佐々木有生:ん〜らしくなかったなって思いますけどね。

それはどのへんでそう感じました?
佐々木有生:いや、全てにおいて。1ラウンド、2ラウンド、3ラウンド、全てを通して、ペースは近藤選手だったと思います。近藤選手のペースだったにも関わらず、引き分けまでもっていける菊田さんの地力っていうんですか? それはスゴイなって思いました。

1ラウンド、2ラウンドは菊田選手のペースには見えませんでした?
佐々木有生:いや、そこまでもっていける菊田さんの地力がスゴイなって。1ラウンド、2ラウンド、どう見ても僕から見たら、みんなからは菊田さんのペースに見えるかも知れないけど、僕から見たら近藤選手のペースにしか見えないんですよ。でも、普通の選手だったら、あそこで負けちゃうんですよ。でもそれを断ち切るだけの実力があるっていうのはスゴイなって思いました。そこで粘れる強さっていうのはスゴイなって。らしくないのに。全然らしくなかったですね。
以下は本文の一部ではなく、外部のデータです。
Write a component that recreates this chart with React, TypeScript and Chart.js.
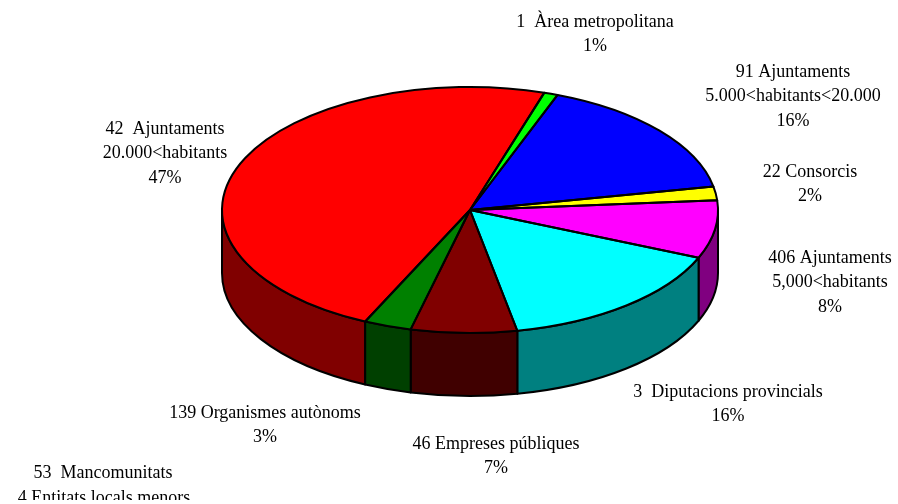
import React, { useEffect, useRef } from "react";
import { Chart, registerables } from "chart.js";

Chart.register(...registerables);

const categories = [
  ["42  Ajuntaments", "20.000<habitants"],
  ["1  Àrea metropolitana"],
  ["91 Ajuntaments", "5.000<habitants<20.000"],
  ["22 Consorcis"],
  ["406 Ajuntaments", "5,000<habitants"],
  ["3  Diputacions provincials"],
  ["46 Empreses públiques"],
  ["139 Organismes autònoms"],
  ["53  Mancomunitats"],
  ["4 Entitats locals menors"],
];
const percentLabels = ["47%", "1%", "16%", "2%", "8%", "16%", "7%", "3%", "", ""];
const shares = [47.9, 0.9, 16.2, 1.8, 7.6, 15.6, 6.9, 3.1, 0, 0];
const topColors = ["#ff0000", "#00ff00", "#0000ff", "#ffff00", "#ff00ff", "#00ffff", "#800000", "#008000", "#000080", "#808000"];
const wallColors = ["#800000", "#008000", "#000080", "#808000", "#800080", "#008080", "#400000", "#004000", "#000040", "#404000"];

// layout of the drawing, kept apart from the data
const RX = 248;
const RY = 123;
const DEPTH = 63;
const labelAnchors = [
  [165, 129], [595, 22], [793, 72], [810, 172], [830, 258],
  [728, 392], [496, 444], [265, 413], [103, 473], [104, 498],
];
const LINE_HEIGHT = 24.5;
const TAU = Math.PI * 2;

const pie3d = {
  id: "pie3d",
  beforeDatasetsDraw(chart: any) {
    const { ctx } = chart;
    const arcs = chart.getDatasetMeta(0).data;
    ctx.save();
    ctx.lineWidth = 2;
    ctx.strokeStyle = "#000";
    ctx.lineJoin = "round";
    arcs.forEach((el: any, i: number) => {
      if (!shares[i]) return;
      for (let k = -1; k <= 2; k++) {
        const a = Math.max(el.startAngle, k * TAU);
        const b = Math.min(el.endAngle, k * TAU + Math.PI);
        if (a >= b) continue;
        ctx.beginPath();
        ctx.ellipse(el.x, el.y, RX, RY, 0, a, b);
        ctx.ellipse(el.x, el.y + DEPTH, RX, RY, 0, b, a, true);
        ctx.closePath();
        ctx.fillStyle = wallColors[i];
        ctx.fill();
        ctx.stroke();
      }
    });
    ctx.restore();
  },
  beforeDatasetDraw(chart: any) {
    const { ctx } = chart;
    const el = chart.getDatasetMeta(0).data[0];
    ctx.save();
    ctx.translate(el.x, el.y);
    ctx.scale(RX / el.outerRadius, RY / el.outerRadius);
    ctx.translate(-el.x, -el.y);
  },
  afterDatasetDraw(chart: any) {
    chart.ctx.restore();
  },
  afterDatasetsDraw(chart: any) {
    const { ctx } = chart;
    const arcs = chart.getDatasetMeta(0).data;
    ctx.save();
    ctx.lineWidth = 2;
    ctx.strokeStyle = "#000";
    ctx.lineJoin = "round";
    arcs.forEach((el: any, i: number) => {
      if (!shares[i]) return;
      ctx.beginPath();
      ctx.moveTo(el.x, el.y);
      ctx.ellipse(el.x, el.y, RX, RY, 0, el.startAngle, el.endAngle);
      ctx.closePath();
      ctx.stroke();
    });
    ctx.restore();

    ctx.save();
    ctx.beginPath();
    ctx.rect(0, 0, chart.width, 500);
    ctx.clip();
    ctx.font = '18px "Liberation Serif"';
    ctx.fillStyle = "#000";
    ctx.textAlign = "center";
    ctx.textBaseline = "middle";
    categories.forEach((lines, i) => {
      const [x, y] = labelAnchors[i];
      const all = percentLabels[i] ? [...lines, percentLabels[i]] : lines;
      all.forEach((line, j) => ctx.fillText(line, x, y + j * LINE_HEIGHT));
    });
    ctx.restore();
  },
};

export default function App() {
  const ref = useRef<HTMLCanvasElement>(null);
  useEffect(() => {
    const chart = new Chart(ref.current!, {
      type: "pie",
      data: {
        labels: categories.map((c) => c.join(" ")),
        datasets: [
          {
            data: shares,
            backgroundColor: topColors,
            borderWidth: 0,
            clip: false,
          } as any,
        ],
      },
      options: {
        responsive: false,
        animation: false,
        rotation: 205,
        layout: { padding: { left: 260, right: 218, top: 0, bottom: 84 } },
        plugins: { legend: { display: false }, tooltip: { enabled: false } },
      },
      plugins: [pie3d],
    } as any);
    return () => chart.destroy();
  }, []);
  return (
    <div style={{ position: "absolute", left: 0, top: 0, width: 898, height: 504, background: "#fff" }}>
      <canvas ref={ref} width={898} height={504} style={{ display: "block" }} />
    </div>
  );
}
菊田さんの良さって、もっと・・・ジワジワ、あわてないでゆっくりゆっくりやる。何かに焦っている、そういう展開でしたね。ん・・・浮ついてたっていうのが良い表現じゃないですかね。何かすごい浮ついてた。もっとこう、菊田さんは座っているような感覚でやるタイプだと思います。もちろんそれは、近藤選手がそうさせたのかも知れないですし。

わかりました。では、最後に今回の試合にまたお話を戻して。佐々木選手を応援していらっしゃるファンの皆さんに試合に向けてのメッセージをお願いします。
佐々木有生:そうですね・・・大阪で総合の試合をするのは初めてなんで(昨年8月・梅田大会でのVS大石幸史戦はキャッチレスリングルール)、ホントに自分の持ってるものだったりを極限まで出せたらいいなと。それは細かいことだったり、いろんなことだったり。15分間で出し切れればいいと思います。それを観て、みんなが、お客さんが楽しんでくれれば良いなって。みんなが面白いなって思ってくれるような試合をしたいなと思います。